Repeat what the lines below say, word for word, and skip every image.

start DATA SHOWN

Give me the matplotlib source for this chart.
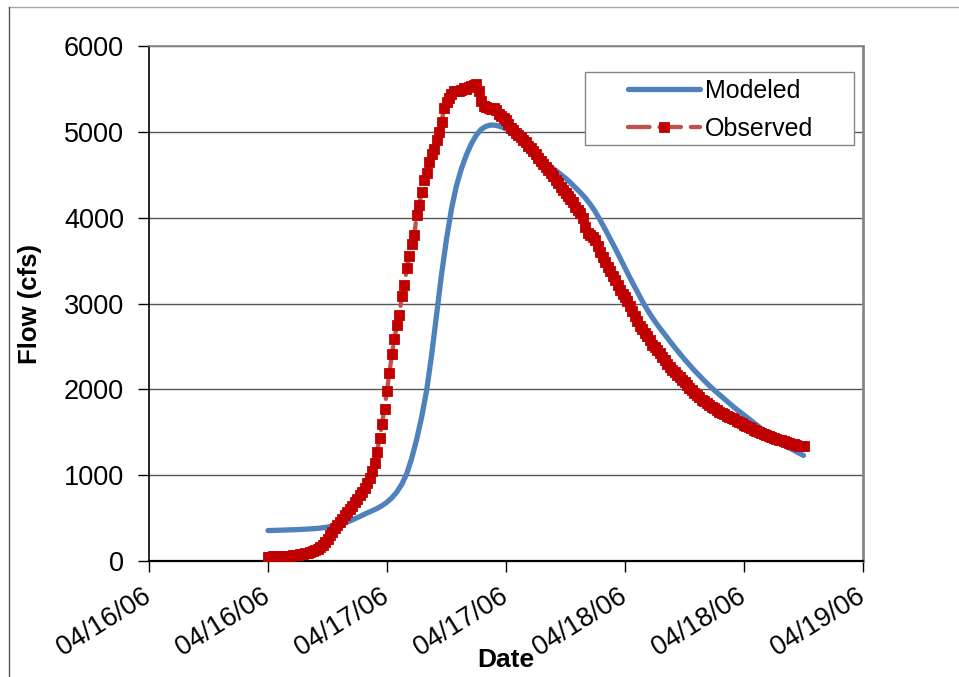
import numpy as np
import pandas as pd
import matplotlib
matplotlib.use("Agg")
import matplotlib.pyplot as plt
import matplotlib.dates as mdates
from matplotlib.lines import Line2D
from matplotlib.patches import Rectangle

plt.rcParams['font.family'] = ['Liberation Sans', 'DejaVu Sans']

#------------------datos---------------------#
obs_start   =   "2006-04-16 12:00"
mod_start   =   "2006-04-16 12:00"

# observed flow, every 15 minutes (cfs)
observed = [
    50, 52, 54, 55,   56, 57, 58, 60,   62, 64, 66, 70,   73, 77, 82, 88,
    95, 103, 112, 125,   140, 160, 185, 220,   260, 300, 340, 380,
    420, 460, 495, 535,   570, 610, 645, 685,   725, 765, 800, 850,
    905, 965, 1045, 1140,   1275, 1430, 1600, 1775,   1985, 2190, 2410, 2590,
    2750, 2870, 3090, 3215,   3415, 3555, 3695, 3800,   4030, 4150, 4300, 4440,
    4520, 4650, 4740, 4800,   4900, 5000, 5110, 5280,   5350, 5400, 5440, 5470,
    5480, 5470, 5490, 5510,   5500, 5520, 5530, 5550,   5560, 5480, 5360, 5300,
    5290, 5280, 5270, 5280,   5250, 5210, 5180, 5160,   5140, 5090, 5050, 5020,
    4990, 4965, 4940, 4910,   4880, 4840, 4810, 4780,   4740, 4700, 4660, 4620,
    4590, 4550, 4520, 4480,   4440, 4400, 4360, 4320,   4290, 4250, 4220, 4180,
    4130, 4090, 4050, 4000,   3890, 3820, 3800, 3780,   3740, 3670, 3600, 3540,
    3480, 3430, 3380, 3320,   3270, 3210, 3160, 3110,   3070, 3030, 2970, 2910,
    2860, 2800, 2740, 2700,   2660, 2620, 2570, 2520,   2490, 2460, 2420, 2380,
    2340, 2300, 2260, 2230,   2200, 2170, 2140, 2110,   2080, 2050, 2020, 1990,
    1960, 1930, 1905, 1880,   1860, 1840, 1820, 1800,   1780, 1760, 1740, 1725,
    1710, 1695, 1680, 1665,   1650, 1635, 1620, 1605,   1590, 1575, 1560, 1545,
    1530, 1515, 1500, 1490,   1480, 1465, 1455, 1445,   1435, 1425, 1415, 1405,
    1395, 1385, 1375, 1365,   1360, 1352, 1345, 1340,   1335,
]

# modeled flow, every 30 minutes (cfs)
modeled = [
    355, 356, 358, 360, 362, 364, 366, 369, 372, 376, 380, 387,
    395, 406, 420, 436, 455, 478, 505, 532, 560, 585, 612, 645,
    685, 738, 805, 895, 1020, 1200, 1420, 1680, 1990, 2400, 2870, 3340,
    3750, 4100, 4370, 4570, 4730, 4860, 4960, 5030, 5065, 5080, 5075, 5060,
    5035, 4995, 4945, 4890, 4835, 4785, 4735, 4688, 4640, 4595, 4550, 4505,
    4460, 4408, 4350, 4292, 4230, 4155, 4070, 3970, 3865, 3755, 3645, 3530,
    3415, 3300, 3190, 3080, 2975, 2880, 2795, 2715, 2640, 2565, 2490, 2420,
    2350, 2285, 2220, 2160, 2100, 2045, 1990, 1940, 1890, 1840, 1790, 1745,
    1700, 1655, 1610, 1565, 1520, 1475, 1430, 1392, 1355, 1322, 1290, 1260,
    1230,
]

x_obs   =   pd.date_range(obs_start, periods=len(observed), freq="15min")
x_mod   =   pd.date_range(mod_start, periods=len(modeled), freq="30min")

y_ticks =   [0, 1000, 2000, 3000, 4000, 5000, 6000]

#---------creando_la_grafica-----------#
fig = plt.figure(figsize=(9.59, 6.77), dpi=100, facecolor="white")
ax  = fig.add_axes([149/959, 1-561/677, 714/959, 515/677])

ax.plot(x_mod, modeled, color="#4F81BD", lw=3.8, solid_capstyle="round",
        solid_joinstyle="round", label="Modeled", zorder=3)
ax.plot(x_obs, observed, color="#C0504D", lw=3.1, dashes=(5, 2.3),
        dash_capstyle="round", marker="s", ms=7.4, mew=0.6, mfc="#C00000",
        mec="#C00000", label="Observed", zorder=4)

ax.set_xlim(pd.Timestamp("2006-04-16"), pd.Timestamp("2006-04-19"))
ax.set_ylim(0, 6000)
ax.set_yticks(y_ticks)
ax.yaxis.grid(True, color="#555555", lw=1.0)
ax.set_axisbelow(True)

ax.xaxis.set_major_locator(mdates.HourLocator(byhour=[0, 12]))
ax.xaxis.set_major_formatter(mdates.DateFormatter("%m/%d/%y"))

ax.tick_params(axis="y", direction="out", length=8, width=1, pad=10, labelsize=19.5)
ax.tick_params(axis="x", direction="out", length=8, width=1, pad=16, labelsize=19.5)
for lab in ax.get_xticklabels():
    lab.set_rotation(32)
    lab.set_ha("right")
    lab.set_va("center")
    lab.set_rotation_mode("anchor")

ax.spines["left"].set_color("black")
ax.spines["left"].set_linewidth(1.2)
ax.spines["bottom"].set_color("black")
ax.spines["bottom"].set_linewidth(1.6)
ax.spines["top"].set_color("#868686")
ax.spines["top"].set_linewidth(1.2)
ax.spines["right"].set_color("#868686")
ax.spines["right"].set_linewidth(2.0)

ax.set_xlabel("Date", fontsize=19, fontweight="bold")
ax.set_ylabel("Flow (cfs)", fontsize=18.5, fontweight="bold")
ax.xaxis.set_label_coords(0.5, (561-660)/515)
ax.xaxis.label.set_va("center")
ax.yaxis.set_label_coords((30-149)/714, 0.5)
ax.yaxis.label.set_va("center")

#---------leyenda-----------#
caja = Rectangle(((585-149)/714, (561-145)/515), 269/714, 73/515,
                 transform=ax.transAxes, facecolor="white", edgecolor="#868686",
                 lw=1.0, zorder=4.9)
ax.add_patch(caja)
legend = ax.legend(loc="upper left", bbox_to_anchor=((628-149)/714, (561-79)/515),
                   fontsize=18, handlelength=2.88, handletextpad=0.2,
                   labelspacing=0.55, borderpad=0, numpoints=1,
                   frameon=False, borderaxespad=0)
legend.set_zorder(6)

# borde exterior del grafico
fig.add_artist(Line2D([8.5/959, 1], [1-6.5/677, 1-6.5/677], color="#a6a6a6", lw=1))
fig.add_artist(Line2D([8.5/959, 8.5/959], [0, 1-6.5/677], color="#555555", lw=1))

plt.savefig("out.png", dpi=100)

end DATA SHOWN

§ **TASK SOLUTION**
Give me the matplotlib source for this chart.
import numpy as np
import pandas as pd
import matplotlib
matplotlib.use("Agg")
import matplotlib.pyplot as plt
import matplotlib.dates as mdates
from matplotlib.lines import Line2D
from matplotlib.patches import Rectangle

plt.rcParams['font.family'] = ['Liberation Sans', 'DejaVu Sans']

#------------------datos---------------------#
obs_start   =   "2006-04-16 12:00"
mod_start   =   "2006-04-16 12:00"

# observed flow, every 15 minutes (cfs)
observed = [
    50, 52, 54, 55,   56, 57, 58, 60,   62, 64, 66, 70,   73, 77, 82, 88,
    95, 103, 112, 125,   140, 160, 185, 220,   260, 300, 340, 380,
    420, 460, 495, 535,   570, 610, 645, 685,   725, 765, 800, 850,
    905, 965, 1045, 1140,   1275, 1430, 1600, 1775,   1985, 2190, 2410, 2590,
    2750, 2870, 3090, 3215,   3415, 3555, 3695, 3800,   4030, 4150, 4300, 4440,
    4520, 4650, 4740, 4800,   4900, 5000, 5110, 5280,   5350, 5400, 5440, 5470,
    5480, 5470, 5490, 5510,   5500, 5520, 5530, 5550,   5560, 5480, 5360, 5300,
    5290, 5280, 5270, 5280,   5250, 5210, 5180, 5160,   5140, 5090, 5050, 5020,
    4990, 4965, 4940, 4910,   4880, 4840, 4810, 4780,   4740, 4700, 4660, 4620,
    4590, 4550, 4520, 4480,   4440, 4400, 4360, 4320,   4290, 4250, 4220, 4180,
    4130, 4090, 4050, 4000,   3890, 3820, 3800, 3780,   3740, 3670, 3600, 3540,
    3480, 3430, 3380, 3320,   3270, 3210, 3160, 3110,   3070, 3030, 2970, 2910,
    2860, 2800, 2740, 2700,   2660, 2620, 2570, 2520,   2490, 2460, 2420, 2380,
    2340, 2300, 2260, 2230,   2200, 2170, 2140, 2110,   2080, 2050, 2020, 1990,
    1960, 1930, 1905, 1880,   1860, 1840, 1820, 1800,   1780, 1760, 1740, 1725,
    1710, 1695, 1680, 1665,   1650, 1635, 1620, 1605,   1590, 1575, 1560, 1545,
    1530, 1515, 1500, 1490,   1480, 1465, 1455, 1445,   1435, 1425, 1415, 1405,
    1395, 1385, 1375, 1365,   1360, 1352, 1345, 1340,   1335,
]

# modeled flow, every 30 minutes (cfs)
modeled = [
    355, 356, 358, 360, 362, 364, 366, 369, 372, 376, 380, 387,
    395, 406, 420, 436, 455, 478, 505, 532, 560, 585, 612, 645,
    685, 738, 805, 895, 1020, 1200, 1420, 1680, 1990, 2400, 2870, 3340,
    3750, 4100, 4370, 4570, 4730, 4860, 4960, 5030, 5065, 5080, 5075, 5060,
    5035, 4995, 4945, 4890, 4835, 4785, 4735, 4688, 4640, 4595, 4550, 4505,
    4460, 4408, 4350, 4292, 4230, 4155, 4070, 3970, 3865, 3755, 3645, 3530,
    3415, 3300, 3190, 3080, 2975, 2880, 2795, 2715, 2640, 2565, 2490, 2420,
    2350, 2285, 2220, 2160, 2100, 2045, 1990, 1940, 1890, 1840, 1790, 1745,
    1700, 1655, 1610, 1565, 1520, 1475, 1430, 1392, 1355, 1322, 1290, 1260,
    1230,
]

x_obs   =   pd.date_range(obs_start, periods=len(observed), freq="15min")
x_mod   =   pd.date_range(mod_start, periods=len(modeled), freq="30min")

y_ticks =   [0, 1000, 2000, 3000, 4000, 5000, 6000]

#---------creando_la_grafica-----------#
fig = plt.figure(figsize=(9.59, 6.77), dpi=100, facecolor="white")
ax  = fig.add_axes([149/959, 1-561/677, 714/959, 515/677])

ax.plot(x_mod, modeled, color="#4F81BD", lw=3.8, solid_capstyle="round",
        solid_joinstyle="round", label="Modeled", zorder=3)
ax.plot(x_obs, observed, color="#C0504D", lw=3.1, dashes=(5, 2.3),
        dash_capstyle="round", marker="s", ms=7.4, mew=0.6, mfc="#C00000",
        mec="#C00000", label="Observed", zorder=4)

ax.set_xlim(pd.Timestamp("2006-04-16"), pd.Timestamp("2006-04-19"))
ax.set_ylim(0, 6000)
ax.set_yticks(y_ticks)
ax.yaxis.grid(True, color="#555555", lw=1.0)
ax.set_axisbelow(True)

ax.xaxis.set_major_locator(mdates.HourLocator(byhour=[0, 12]))
ax.xaxis.set_major_formatter(mdates.DateFormatter("%m/%d/%y"))

ax.tick_params(axis="y", direction="out", length=8, width=1, pad=10, labelsize=19.5)
ax.tick_params(axis="x", direction="out", length=8, width=1, pad=16, labelsize=19.5)
for lab in ax.get_xticklabels():
    lab.set_rotation(32)
    lab.set_ha("right")
    lab.set_va("center")
    lab.set_rotation_mode("anchor")

ax.spines["left"].set_color("black")
ax.spines["left"].set_linewidth(1.2)
ax.spines["bottom"].set_color("black")
ax.spines["bottom"].set_linewidth(1.6)
ax.spines["top"].set_color("#868686")
ax.spines["top"].set_linewidth(1.2)
ax.spines["right"].set_color("#868686")
ax.spines["right"].set_linewidth(2.0)

ax.set_xlabel("Date", fontsize=19, fontweight="bold")
ax.set_ylabel("Flow (cfs)", fontsize=18.5, fontweight="bold")
ax.xaxis.set_label_coords(0.5, (561-660)/515)
ax.xaxis.label.set_va("center")
ax.yaxis.set_label_coords((30-149)/714, 0.5)
ax.yaxis.label.set_va("center")

#---------leyenda-----------#
caja = Rectangle(((585-149)/714, (561-145)/515), 269/714, 73/515,
                 transform=ax.transAxes, facecolor="white", edgecolor="#868686",
                 lw=1.0, zorder=4.9)
ax.add_patch(caja)
legend = ax.legend(loc="upper left", bbox_to_anchor=((628-149)/714, (561-79)/515),
                   fontsize=18, handlelength=2.88, handletextpad=0.2,
                   labelspacing=0.55, borderpad=0, numpoints=1,
                   frameon=False, borderaxespad=0)
legend.set_zorder(6)

# borde exterior del grafico
fig.add_artist(Line2D([8.5/959, 1], [1-6.5/677, 1-6.5/677], color="#a6a6a6", lw=1))
fig.add_artist(Line2D([8.5/959, 8.5/959], [0, 1-6.5/677], color="#555555", lw=1))

plt.savefig("out.png", dpi=100)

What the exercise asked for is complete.